My morning routine is built around volatility analysis, and the data is starting to show some interesting divergences. I'm running an options flow analysis today and seeing that while the headline VIX is low, the cost of tail-risk protection is creeping up. The CBOE Skew Index, which measures the perceived risk of an outlier move, is sitting at a lofty 145. This tells me that while nobody is panicking yet, the 'smart money' is quietly buying far out-of-the-money puts as cheap disaster insurance. They aren't betting on a crash, but they're preparing for one. This is a classic setup for a volatility expansion event.
- VIX Level to Watch: A close above 18.50 would be my first confirmation that fear is returning.

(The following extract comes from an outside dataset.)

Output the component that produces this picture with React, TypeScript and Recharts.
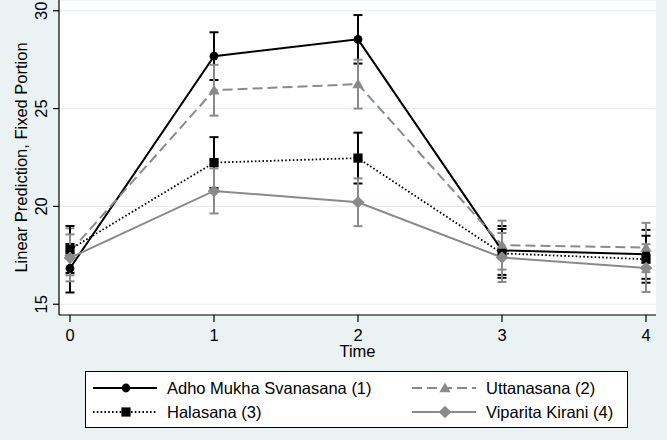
import React from 'react'
import {
  LineChart,
  Line,
  ErrorBar,
  XAxis,
  YAxis,
  CartesianGrid,
  Legend,
  Label,
} from 'recharts'

const TIMES = [0, 1, 2, 3, 4]
const Y_TICKS = [15, 20, 25, 30]

const ADHO = [16.84, 27.68, 28.54, 17.75, 17.55]
const ADHO_CI = [1.24, 1.22, 1.24, 1.25, 1.25]
const UTTANA = [17.68, 25.94, 26.25, 18.02, 17.9]
const UTTANA_CI = [1.2, 1.3, 1.25, 1.25, 1.26]
const HALA = [17.8, 22.24, 22.47, 17.6, 17.3]
const HALA_CI = [1.2, 1.3, 1.3, 1.25, 1.2]
const VIPA = [17.37, 20.79, 20.21, 17.39, 16.85]
const VIPA_CI = [1.2, 1.15, 1.22, 1.25, 1.22]

const BG = '#eaf2f3'
const GRAY = '#8a8a8a'
const FONT = '"Liberation Sans", Arial, sans-serif'
const FS = 16.5

type Shape = 'circle' | 'triangle' | 'square' | 'diamond'

const SERIES: {
  key: string
  ci: string
  name: string
  color: string
  dash?: string
  width: number
  shape: Shape
}[] = [
  { key: 'adho', ci: 'adhoCi', name: 'Adho Mukha Svanasana (1)', color: '#000', width: 2, shape: 'circle' },
  { key: 'uttana', ci: 'uttanaCi', name: 'Uttanasana (2)', color: GRAY, dash: '10 5', width: 2, shape: 'triangle' },
  { key: 'hala', ci: 'halaCi', name: 'Halasana (3)', color: '#000', dash: '1.6 2.2', width: 1.8, shape: 'square' },
  { key: 'vipa', ci: 'vipaCi', name: 'Viparita Kirani (4)', color: GRAY, width: 2, shape: 'diamond' },
]

const rows = TIMES.map((t, i) => ({
  t,
  adho: ADHO[i],
  adhoCi: ADHO_CI[i],
  uttana: UTTANA[i],
  uttanaCi: UTTANA_CI[i],
  hala: HALA[i],
  halaCi: HALA_CI[i],
  vipa: VIPA[i],
  vipaCi: VIPA_CI[i],
}))

function Marker({ cx, cy, shape, color }: { cx: number; cy: number; shape: Shape; color: string }) {
  if (shape === 'circle') return <circle cx={cx} cy={cy} r={4.4} fill={color} />
  if (shape === 'square') return <rect x={cx - 4.6} y={cy - 4.6} width={9.2} height={9.2} fill={color} />
  if (shape === 'triangle') {
    const s = 5.6
    return <polygon points={`${cx},${cy - s} ${cx + s},${cy + s * 0.75} ${cx - s},${cy + s * 0.75}`} fill={color} />
  }
  const d = 6.3
  return <polygon points={`${cx},${cy - d} ${cx + d},${cy} ${cx},${cy + d} ${cx - d},${cy}`} fill={color} />
}

const YTick = (props: any) => {
  const { x, y, payload } = props
  const bx = x - 6
  return (
    <text
      x={bx}
      y={y}
      transform={`rotate(-90 ${bx} ${y})`}
      textAnchor="middle"
      fontSize={FS}
      fontFamily={FONT}
      fill="#000"
    >
      {payload.value}
    </text>
  )
}

const LEG_COLS = [8, 327]
const LEG_ROWS = [17, 41]

const LegendBox = () => (
  <svg width={543} height={57} style={{ display: 'block' }}>
    <rect x={0.5} y={0.5} width={542} height={56} fill="#fff" stroke="#000" strokeWidth={1} />
    {SERIES.map((s, i) => {
      const x0 = LEG_COLS[i % 2]
      const y0 = LEG_ROWS[Math.floor(i / 2)]
      return (
        <g key={s.key}>
          <line
            x1={x0}
            y1={y0}
            x2={x0 + 64}
            y2={y0}
            stroke={s.color}
            strokeWidth={s.width}
            strokeDasharray={s.dash}
          />
          <Marker cx={x0 + 33} cy={y0} shape={s.shape} color={s.color} />
          <text x={x0 + 74} y={y0 + 6} fontSize={FS} fontFamily={FONT} fill="#000">
            {s.name}
          </text>
        </g>
      )
    })}
  </svg>
)

export default function App() {
  return (
    <div style={{ width: 667, height: 440, background: BG }}>
      <style>{'body{margin:0}'}</style>
      <LineChart
        width={667}
        height={440}
        data={rows}
        margin={{ top: 0, right: 11, bottom: 80, left: 0 }}
        style={{ background: BG }}
      >
        <CartesianGrid vertical={false} stroke="#e3eced" strokeWidth={1} fill="#fff" />
        <XAxis
          type="number"
          dataKey="t"
          domain={[0, 4]}
          ticks={TIMES}
          padding={{ left: 11, right: 10 }}
          height={45}
          tickSize={7}
          tickMargin={7}
          axisLine={{ stroke: '#000', strokeWidth: 1.2 }}
          tickLine={{ stroke: '#000', strokeWidth: 1.2 }}
          tick={{ fill: '#000', fontSize: FS, fontFamily: FONT }}
        >
          <Label
            value="Time"
            position="insideBottom"
            offset={3}
            style={{ fill: '#000', fontSize: FS, fontFamily: FONT }}
          />
        </XAxis>
        <YAxis
          type="number"
          domain={[14.45, 30.55]}
          ticks={Y_TICKS}
          allowDataOverflow
          width={59}
          tickSize={6}
          tickMargin={0}
          axisLine={{ stroke: '#000', strokeWidth: 1.2 }}
          tickLine={{ stroke: '#000', strokeWidth: 1.2 }}
          tick={YTick}
        >
          <Label
            value="Linear Prediction, Fixed Portion"
            angle={-90}
            position="insideLeft"
            offset={21}
            style={{ fill: '#000', fontSize: FS, fontFamily: FONT, textAnchor: 'middle' }}
          />
        </YAxis>
        {SERIES.map((s) => (
          <Line
            key={s.key}
            dataKey={s.key}
            name={s.name}
            stroke={s.color}
            strokeWidth={s.width}
            strokeDasharray={s.dash}
            type="linear"
            isAnimationActive={false}
            activeDot={false}
            dot={(p: any) => (
              <Marker key={`${s.key}-${p.index}`} cx={p.cx} cy={p.cy} shape={s.shape} color={s.color} />
            )}
          >
            <ErrorBar
              dataKey={s.ci}
              direction="y"
              width={4.5}
              stroke={s.color}
              strokeWidth={2}
              isAnimationActive={false}
            />
          </Line>
        ))}
        <Legend
          layout="horizontal"
          verticalAlign="middle"
          align="center"
          content={() => <LegendBox />}
          wrapperStyle={{ left: 85, top: 371, width: 543, height: 57 }}
        />
      </LineChart>
    </div>
  )
}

- VVIX (Vol of Vol): A spike above 110 would signal real panic among options dealers.
- HYG Put Volume: I'm watching the high-yield bond ETF. A surge in put buying here would be a direct bet against the credit market's health.

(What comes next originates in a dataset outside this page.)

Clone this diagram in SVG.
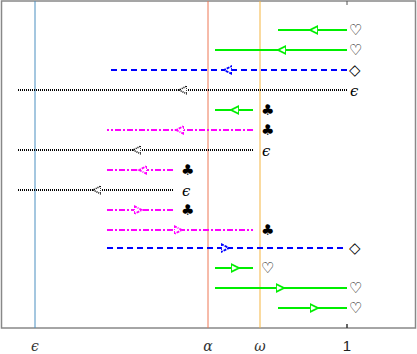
<svg xmlns="http://www.w3.org/2000/svg" width="417" height="354" viewBox="0 0 417 354">
<style>
.g{stroke:#00ee00;stroke-width:2;fill:none}
.b{stroke:#0000ff;stroke-width:2;fill:none;stroke-dasharray:6 4}
.k{stroke:#000;stroke-width:2;fill:none;stroke-dasharray:1 1}
.m{stroke:#ff00ff;stroke-width:2;fill:none;stroke-dasharray:6 2 2 2}
.s{font-family:"DejaVu Serif",serif;font-size:15px;fill:#000}
.ax{font-family:"DejaVu Serif",serif;font-style:italic;font-size:14px;fill:#333;text-anchor:middle}
</style>
<defs>
<marker id="ag" markerUnits="userSpaceOnUse" markerWidth="12" markerHeight="12" refX="4" refY="5" orient="auto" viewBox="0 0 12 10"><path d="M0,1 L8,5 L0,9 Z" fill="#fff" stroke="#00ee00" stroke-width="1.8"/></marker>
<marker id="ab" markerUnits="userSpaceOnUse" markerWidth="12" markerHeight="12" refX="4" refY="5" orient="auto" viewBox="0 0 12 10"><path d="M0,1 L8,5 L0,9 Z" fill="#fff" stroke="#0000ff" stroke-width="1.8" stroke-dasharray="3 1"/></marker>
<marker id="ak" markerUnits="userSpaceOnUse" markerWidth="12" markerHeight="12" refX="4" refY="5" orient="auto" viewBox="0 0 12 10"><path d="M0,1 L8,5 L0,9 Z" fill="#fff" stroke="#000" stroke-width="1.5" stroke-dasharray="1 1"/></marker>
<marker id="am" markerUnits="userSpaceOnUse" markerWidth="12" markerHeight="12" refX="4" refY="5" orient="auto" viewBox="0 0 12 10"><path d="M0,1 L8,5 L0,9 Z" fill="#fff" stroke="#ff00ff" stroke-width="1.8" stroke-dasharray="3 1 1 1"/></marker>
</defs>
<rect x="0" y="0" width="417" height="354" fill="#fff"/>
<g id="frame">
<rect x="1.5" y="1" width="414" height="327" fill="none" stroke="#888" stroke-width="1.5"/>
<line x1="347" y1="1" x2="347" y2="5" stroke="#555" stroke-width="1"/>
<line x1="347" y1="324" x2="347" y2="328" stroke="#333" stroke-width="1.5"/>
</g>
<g id="vlines">
<line x1="35" y1="1" x2="35" y2="328" stroke="#4a8fc0" stroke-width="1"/>
<line x1="208" y1="1" x2="208" y2="328" stroke="#ee7755" stroke-width="1"/>
<line x1="260" y1="1" x2="260" y2="328" stroke="#f5b540" stroke-width="1"/>
</g>
<g id="connectors">
<path class="g" d="M347,30 L314,30 L278,30" marker-mid="url(#ag)"/>
<path class="g" d="M347,50 L282,50 L215,50" marker-mid="url(#ag)"/>
<path class="b" d="M347,70 L228,70 L107,70" marker-mid="url(#ab)"/>
<path class="k" d="M347,90 L183,90 L18,90" marker-mid="url(#ak)"/>
<path class="g" d="M253,110 L235,110 L215,110" marker-mid="url(#ag)"/>
<path class="m" d="M253,130 L180,130 L107,130" marker-mid="url(#am)"/>
<path class="k" d="M253,150 L137,150 L18,150" marker-mid="url(#ak)"/>
<path class="m" d="M173,170 L143,170 L107,170" marker-mid="url(#am)"/>
<path class="k" d="M173,190 L97,190 L18,190" marker-mid="url(#ak)"/>
<path class="m" d="M107,210 L138,210 L173,210" marker-mid="url(#am)"/>
<path class="m" d="M107,230 L178,230 L253,230" marker-mid="url(#am)"/>
<path class="b" d="M107,248 L225,248 L347,248" marker-mid="url(#ab)"/>
<path class="g" d="M215,268 L235,268 L253,268" marker-mid="url(#ag)"/>
<path class="g" d="M215,288 L280,288 L347,288" marker-mid="url(#ag)"/>
<path class="g" d="M278,308 L314,308 L347,308" marker-mid="url(#ag)"/>
</g>
<g id="labels">
<text class="s" x="349" y="35">♡</text>
<text class="s" x="349" y="55">♡</text>
<text class="s" x="349" y="75">◇</text>
<text class="s" x="350" y="96" font-style="italic">ϵ</text>
<text class="s" x="261" y="115">♣</text>
<text class="s" x="261" y="135">♣</text>
<text class="s" x="262" y="156" font-style="italic">ϵ</text>
<text class="s" x="181" y="175">♣</text>
<text class="s" x="182" y="196" font-style="italic">ϵ</text>
<text class="s" x="181" y="215">♣</text>
<text class="s" x="261" y="235">♣</text>
<text class="s" x="349" y="253">◇</text>
<text class="s" x="261" y="273">♡</text>
<text class="s" x="349" y="293">♡</text>
<text class="s" x="349" y="313">♡</text>
</g>
<g id="axis">
<text class="ax" x="35" y="351">ϵ</text>
<text class="ax" x="208" y="351">α</text>
<text class="ax" x="260" y="351">ω</text>
<text x="347" y="351" font-family="Liberation Sans,sans-serif" font-size="15" fill="#222" text-anchor="middle">1</text>
</g>
</svg>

- SPY Skew: I'm looking for a continued rise in the price of downside puts versus upside calls.
Buying naked VIX calls is usually a losing game because theta (time decay) just eats you alive. A much smarter way to position for a pop in volatility is with a debit spread. It defines your risk and lowers your cost basis. Heading into next week, I'm looking to enter this trade:
I'm buying the VIX April 18/25 Call Debit Spread. Specifically, I'll buy the April 18-strike call and simultaneously sell the April 25-strike call against it. I'm looking to pay around $1.20 (or $120 per spread) for this. My max profit is capped at $580 per contract (the $7 width of the spread minus the $1.20 I paid), and my max loss is simply the premium I paid, $120. For those new to options, I'll provide a quick rundown of what the options Greeks explained simply means here: my position has a positive delta (I make money if VIX goes up) but a very manageable theta (I lose very little to time decay each day). It's a high-leverage, defined-risk bet on fear returning to the market before April expiration.
Of course, this could all be a tempest in a teapot. Perhaps this is a contained issue with a few over-leveraged funds. If so, capital might even flee the perceived risks of TradFi for other avenues. I know Luna Park keeps a close eye on DeFi yields; a credit scare could ironically be a catalyst for flows into that space. If this news blows over and the VIX stays low, this trade will expire worthless. That's the risk.
Everyone is fixated on equity all-time highs, but the real risk is always buried in the plumbing of the credit markets. When liquidity dries up there, it doesn't matter what your stock chart says.
My entire career has been about managing risk and finding asymmetric bets. This is one of them. The market is offering a cheap bet on a highly plausible outcome. I'm taking it. The invalidation for this thesis is simple: if the VIX can't break and hold above 18.50 in the next few weeks, the market has shrugged this off, and my spread will decay. So, is this the first crack in the 'everything bubble,' or just another headline the market will ignore in a week?